Other large marches in America’s history include a 1981 gathering in support of fired air-traffic controllers; a 1969 protest in Washington, D.C., against the Vietnam War; and the 1995 Million Man March, which sought to raise awareness of issues in the African-American community.

Faith Bjalobok, a McMurray resident and assistant professor of philosophy at Duquesne University, went to her first march in the 1960s, when she was a Vietnam War-opposing teenager. She attended the Women’s March last weekend, along with some of her students.

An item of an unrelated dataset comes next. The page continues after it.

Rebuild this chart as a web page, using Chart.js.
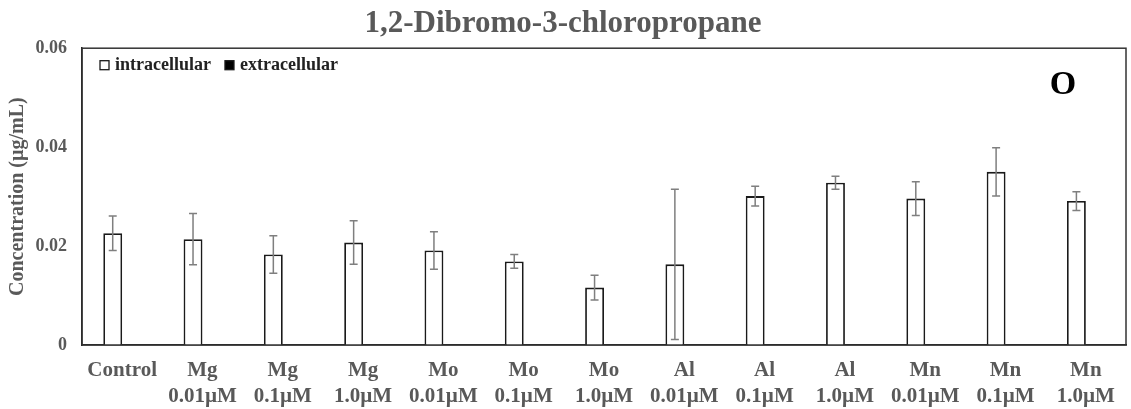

“I think the protests stopped the Vietnam War,” Bjalobok said. As for the more recent marches, she did not believe they would change the president’s policies, but they would help unify various factions of Trump opponents, including environmentalists, LGBTQ activists and American Indians.

“It gives us solidarity,” she said.

In an interview with the Northeastern University website late last year, Sarah Jackson, assistant professor of communications studies at the Massachusetts institution, pointed out that “One of the primary roles of protest is solidifaction – which is the strengthening of the perspective of those who are like-minded. … Healthy democracies cannot exist without protest, which is why totalitarian and fascist governments throughout history have often sought to silence, and sometimes even kill, protesters.”

The March for Life has been held annually since 1974, and Nicole Accordino, the director of youth ministry at St. Patrick Parish in Canonsburg, attended about 10 of them.

“I believe that abortion takes the life of a child, and I believe that’s wrong,” she said.